Gather every line that includes the word "standalone", please.
======== Input for this task
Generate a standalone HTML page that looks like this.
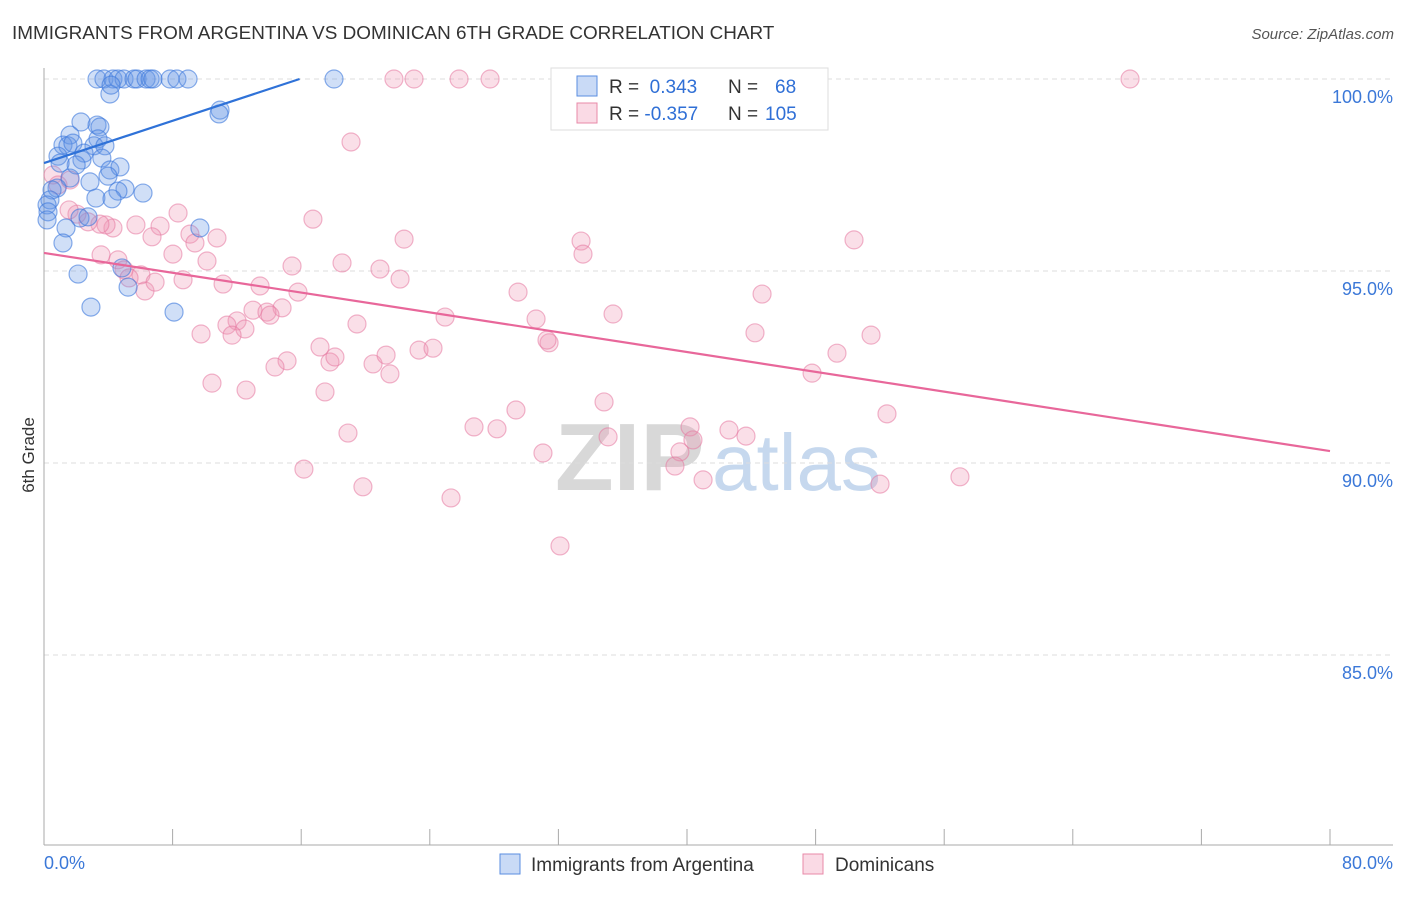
<!DOCTYPE html>
<html><head><meta charset="utf-8"><style>
body{margin:0;background:#fff;font-family:"Liberation Sans",sans-serif}
svg text{font-family:"Liberation Sans",sans-serif}
</style></head><body>
<svg id="chart" width="1406" height="892" xmlns="http://www.w3.org/2000/svg">
<text x="12" y="39" font-size="18.9" fill="#333">IMMIGRANTS FROM ARGENTINA VS DOMINICAN 6TH GRADE CORRELATION CHART</text>
<text x="1394" y="39" font-size="15" fill="#555" font-style="italic" text-anchor="end">Source: ZipAtlas.com</text>
<text transform="translate(34,455) rotate(-90)" font-size="17" fill="#333" text-anchor="middle">6th Grade</text>
<g><text x="555" y="490" font-size="96" fill="#d8d8d8" font-family="Liberation Serif" font-weight="bold">ZIP</text><text x="712" y="490" font-size="80" fill="#c6d8ee">atlas</text></g>
<g id="grid"></g><g id="axes"></g><g id="pts"></g><g id="trends"></g>
<g>
<rect x="551" y="68" width="277" height="62" fill="#fff" stroke="#ddd"/>
<rect x="577" y="76" width="20" height="20" fill="rgba(100,150,230,0.35)" stroke="#5a8ee0"/>
<rect x="577" y="103" width="20" height="20" fill="rgba(240,150,180,0.35)" stroke="#e889a8"/>
<text x="609" y="93" font-size="19" fill="#333">R = <tspan fill="#2f6fd6">&#160;0.343</tspan><tspan x="728">N = </tspan><tspan fill="#2f6fd6" x="775">68</tspan></text>
<text x="609" y="120" font-size="19" fill="#333">R = <tspan fill="#2f6fd6">-0.357</tspan><tspan x="728">N = </tspan><tspan fill="#2f6fd6" x="765">105</tspan></text>
</g>
<g>
<rect x="500" y="854" width="20" height="20" fill="rgba(100,150,230,0.35)" stroke="#5a8ee0"/>
<text x="531" y="871" font-size="19" fill="#333">Immigrants from Argentina</text>
<rect x="803" y="854" width="20" height="20" fill="rgba(240,150,180,0.35)" stroke="#e889a8"/>
<text x="835" y="871" font-size="19" fill="#333">Dominicans</text>
</g>
</svg>
<script>
const yTicks=[100,95,90,85];
const yTickLabels=["100.0%","95.0%","90.0%","85.0%"];
const xTickCount=10;
const xMin=0,xMax=80,yMin=80,yMax=100;
const blueX=[3.3,3.73,4.29,4.6,4.98,5.6,5.79,6.35,6.6,6.78,7.84,8.27,8.96,18.04,4.1,4.17,10.95,10.89,2.3,3.3,3.48,1.62,3.36,1.18,1.49,1.8,3.11,3.79,0.87,2.49,3.6,2.36,2.0,1.0,4.1,4.73,3.98,1.62,2.86,0.81,5.04,4.6,6.16,0.5,3.23,4.23,0.37,0.19,0.25,2.24,0.19,2.74,1.37,9.7,1.18,2.12,4.85,5.23,2.92,8.09];
const blueY=[100,100,100,100,100,100,100,100,100,100,100,100,100,100,99.61,99.84,99.19,99.09,98.88,98.8,98.75,98.54,98.44,98.28,98.26,98.33,98.26,98.26,97.99,98.07,97.94,97.89,97.76,97.81,97.63,97.71,97.47,97.42,97.32,97.16,97.14,97.08,97.03,97.11,96.9,96.88,96.85,96.72,96.54,96.38,96.33,96.41,96.12,96.12,95.73,94.92,95.08,94.58,94.06,93.93];
const pinkX=[32.41,21.77,23.02,25.82,27.75,45.35,67.56,19.10,16.73,22.40,33.41,33.53,50.39,8.34,5.72,7.22,9.08,10.76,6.72,4.29,3.86,3.48,2.74,2.05,1.56,0.56,0.87,1.62,9.39,8.02,10.14,3.55,4.60,4.98,6.03,5.29,6.28,6.91,8.65,11.14,13.44,15.43,15.80,18.54,20.90,22.15,29.49,44.67,14.81,13.00,12.01,11.38,12.50,13.87,14.06,9.77,11.70,19.47,24.95,30.61,35.40,44.23,51.45,17.17,15.12,14.37,17.79,18.10,20.47,21.28,21.52,23.33,24.20,31.42,31.29,49.33,47.78,10.45,12.57,17.48,34.84,29.36,52.44,18.91,26.75,28.18,35.09,40.19,40.37,42.61,43.67,31.04,39.56,39.25,16.17,41.00,52.01,56.98,19.84,25.32,32.10];
const pinkY=[100,100,100,100,100,100,100,98.36,96.35,95.83,95.78,95.44,95.81,96.51,96.20,96.17,95.96,95.86,95.89,96.12,96.20,96.22,96.28,96.48,96.59,97.50,97.24,97.37,95.73,95.44,95.26,95.42,95.29,95.03,94.90,94.82,94.48,94.71,94.77,94.66,94.61,95.13,94.45,95.21,95.05,94.79,94.45,94.40,94.04,93.98,93.70,93.59,93.49,93.93,93.85,93.36,93.33,93.62,93.80,93.75,93.88,93.39,93.33,93.02,92.66,92.50,92.63,92.76,92.58,92.81,92.32,92.94,92.99,93.13,93.20,92.86,92.34,92.08,91.90,91.85,91.59,91.38,91.28,90.78,90.94,90.89,90.68,90.94,90.60,90.86,90.70,90.26,90.29,89.92,89.84,89.56,89.45,89.64,89.38,89.09,87.84];
const blueTrendX=[0,15.9];
const blueTrendY=[97.81,100];
const pinkTrendX=[0,80];
const pinkTrendY=[95.47,90.31];
const L=44,R=1330;
function sx(v){return L+(v-xMin)/(xMax-xMin)*(R-L);}
function sy(v){return 79+(yMax-v)/5*192;}
const NS="http://www.w3.org/2000/svg";
function mk(tag,attrs,parent){const e=document.createElementNS(NS,tag);for(const k in attrs)e.setAttribute(k,attrs[k]);document.getElementById(parent).appendChild(e);return e;}
yTicks.forEach((t,i)=>{
 const g=mk('line',{x1:L,x2:1393,y1:sy(t),y2:sy(t),stroke:'#ddd','stroke-dasharray':'5,4'},'grid');
 
 
 const tx=mk('text',{x:1393,y:sy(t)+24,'font-size':18,fill:'#3b78d8','text-anchor':'end'},'axes');
 tx.textContent=yTickLabels[i];
 
 
});
const ya=mk('line',{x1:L,x2:L,y1:68,y2:845,stroke:'#aaa'},'axes');


const xa=mk('line',{x1:L,x2:1393,y1:845,y2:845,stroke:'#aaa'},'axes');


for(let i=1;i<=xTickCount;i++){
 const v=xMin+i*(xMax-xMin)/xTickCount;
 const tk=mk('line',{x1:sx(v),x2:sx(v),y1:829,y2:845,stroke:'#aaa'},'axes');
 
 
}
const x0=mk('text',{x:44,y:869,'font-size':18,fill:'#3b78d8'},'axes');x0.textContent='0.0%';


const x1=mk('text',{x:1393,y:869,'font-size':18,fill:'#3b78d8','text-anchor':'end'},'axes');x1.textContent='80.0%';


pinkX.forEach((x,i)=>{
 const c=mk('circle',{cx:sx(x),cy:sy(pinkY[i]),r:9,fill:'rgba(240,150,180,0.3)',stroke:'rgba(230,120,160,0.55)','stroke-width':1.2},'pts');
 
 
});
blueX.forEach((x,i)=>{
 const c=mk('circle',{cx:sx(x),cy:sy(blueY[i]),r:9,fill:'rgba(100,150,230,0.3)',stroke:'rgba(60,120,220,0.6)','stroke-width':1.2},'pts');
 
 
});
const bt=mk('line',{x1:sx(blueTrendX[0]),y1:sy(blueTrendY[0]),x2:sx(blueTrendX[1]),y2:sy(blueTrendY[1]),stroke:'#2f72d8','stroke-width':2.2},'trends');


const pt=mk('line',{x1:sx(pinkTrendX[0]),y1:sy(pinkTrendY[0]),x2:sx(pinkTrendX[1]),y2:sy(pinkTrendY[1]),stroke:'#e8679a','stroke-width':2.2},'trends');


</script>
</body></html>
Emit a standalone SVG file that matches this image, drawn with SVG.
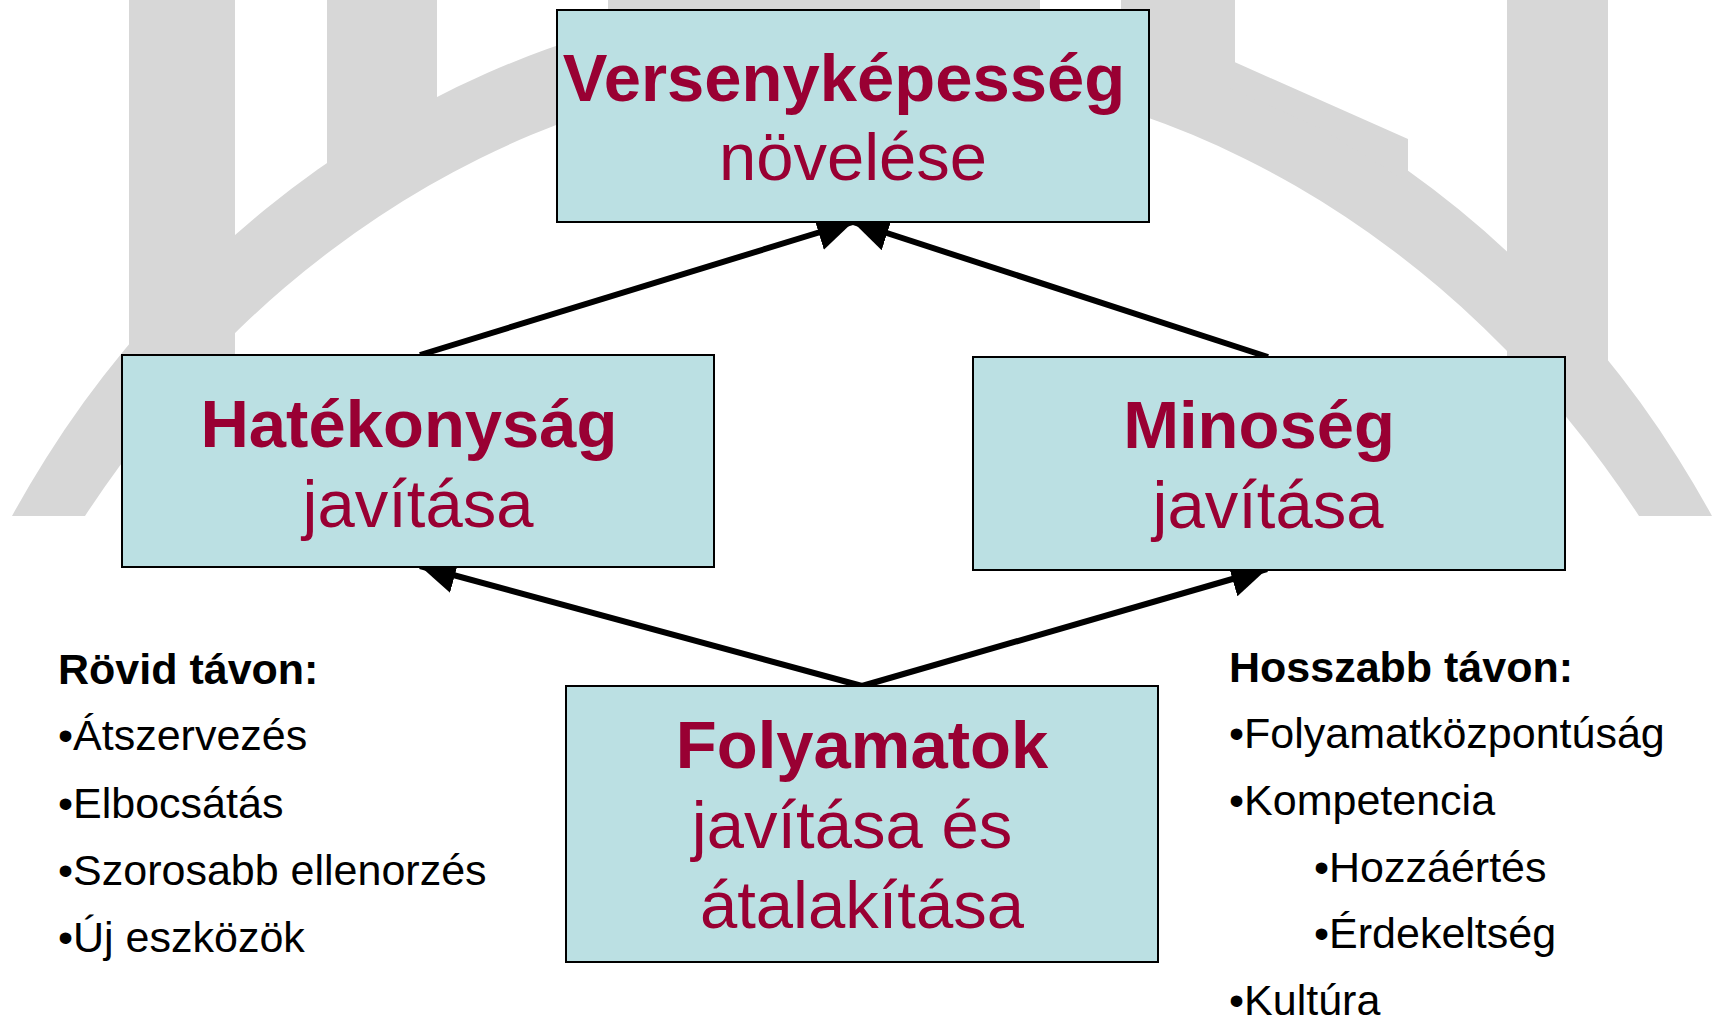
================
* **Output for this task**
Generate a standalone HTML page that looks like this.
Emit a standalone SVG file that matches this image, drawn with SVG.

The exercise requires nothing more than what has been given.